Set exercise> Every entry that follows should be repeated exactly; drop the images.

Entries provided>
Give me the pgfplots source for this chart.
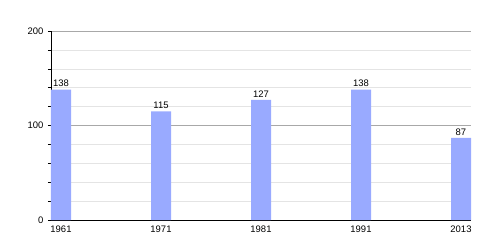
\documentclass[border=0pt]{standalone}
\usepackage{pgfplots}
\pgfplotsset{compat=1.18}
\usepackage{fontspec}
\setmainfont{Liberation Sans}
\definecolor{barblue}{HTML}{99AAFF}
\definecolor{minorgrid}{HTML}{E4E4E4}
\definecolor{majorgrid}{HTML}{A8A8A8}
\begin{document}
\begin{tikzpicture}
\begin{axis}[
  scale only axis,
  width=420bp, height=189bp,
  xmin=-0.1, xmax=4.1,
  ymin=0, ymax=200,
  xtick={0,1,2,3,4},
  xticklabels={1961,1971,1981,1991,2013},
  ytick={0,100,200},
  minor ytick={20,40,60,80,120,140,160,180},
  axis x line*=bottom,
  axis y line*=left,
  axis line style={black, line width=0.8pt},
  x axis line style={-},
  y axis line style={-},
  ymajorgrids, yminorgrids,
  major grid style={majorgrid, line width=0.6pt},
  minor grid style={minorgrid, line width=0.6pt},
  major x tick style={draw=none},
  major y tick style={black, line width=0.6pt},
  minor y tick style={black, line width=0.6pt},
  tick align=outside,
  major tick length=3bp,
  minor tick length=3bp,
  tick label style={font=\fontsize{9.5}{10}\selectfont},
  /pgf/number format/assume math mode=true,
  xticklabel style={yshift=1bp},
  yticklabel style={xshift=-1bp},
  nodes near coords,
  every node near coord/.style={font=\fontsize{9.5}{10}\selectfont, black, yshift=-1bp},
  axis on top=false,
  clip=false,
]
\addplot[ybar, bar width=20bp, fill=barblue, draw=none, bar shift=0pt] coordinates {(0,138) (1,115) (2,127) (3,138) (4,87)};
\end{axis}
\path (current axis.south west) ++(-51bp,-30bp) rectangle ++(500bp,250bp);
\end{tikzpicture}
\end{document}
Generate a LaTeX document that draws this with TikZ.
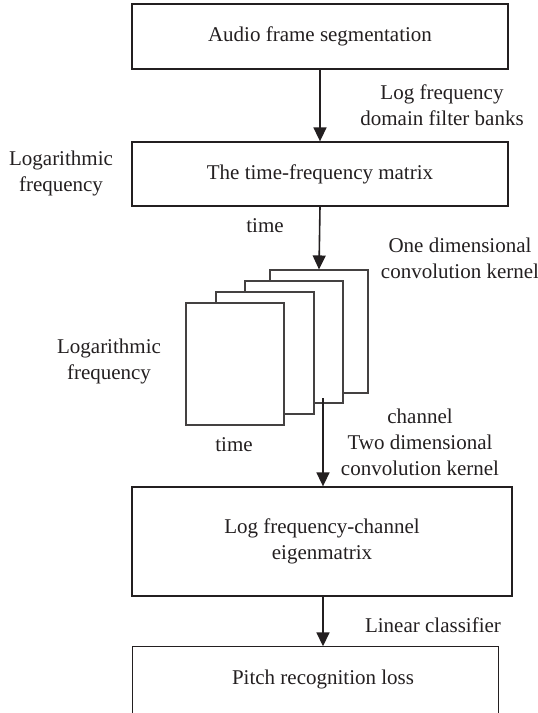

Solution>
Give me the pgfplots source for this chart.
\documentclass[border=0pt]{standalone}
\usepackage{pgfplots}
\pgfplotsset{compat=1.18}
\usepackage{fontspec}
\setmainfont{Liberation Sans}
\definecolor{barblue}{HTML}{99AAFF}
\definecolor{minorgrid}{HTML}{E4E4E4}
\definecolor{majorgrid}{HTML}{A8A8A8}
\begin{document}
\begin{tikzpicture}
\begin{axis}[
  scale only axis,
  width=420bp, height=189bp,
  xmin=-0.1, xmax=4.1,
  ymin=0, ymax=200,
  xtick={0,1,2,3,4},
  xticklabels={1961,1971,1981,1991,2013},
  ytick={0,100,200},
  minor ytick={20,40,60,80,120,140,160,180},
  axis x line*=bottom,
  axis y line*=left,
  axis line style={black, line width=0.8pt},
  x axis line style={-},
  y axis line style={-},
  ymajorgrids, yminorgrids,
  major grid style={majorgrid, line width=0.6pt},
  minor grid style={minorgrid, line width=0.6pt},
  major x tick style={draw=none},
  major y tick style={black, line width=0.6pt},
  minor y tick style={black, line width=0.6pt},
  tick align=outside,
  major tick length=3bp,
  minor tick length=3bp,
  tick label style={font=\fontsize{9.5}{10}\selectfont},
  /pgf/number format/assume math mode=true,
  xticklabel style={yshift=1bp},
  yticklabel style={xshift=-1bp},
  nodes near coords,
  every node near coord/.style={font=\fontsize{9.5}{10}\selectfont, black, yshift=-1bp},
  axis on top=false,
  clip=false,
]
\addplot[ybar, bar width=20bp, fill=barblue, draw=none, bar shift=0pt] coordinates {(0,138) (1,115) (2,127) (3,138) (4,87)};
\end{axis}
\path (current axis.south west) ++(-51bp,-30bp) rectangle ++(500bp,250bp);
\end{tikzpicture}
\end{document}
Generate a LaTeX document that draws this with TikZ.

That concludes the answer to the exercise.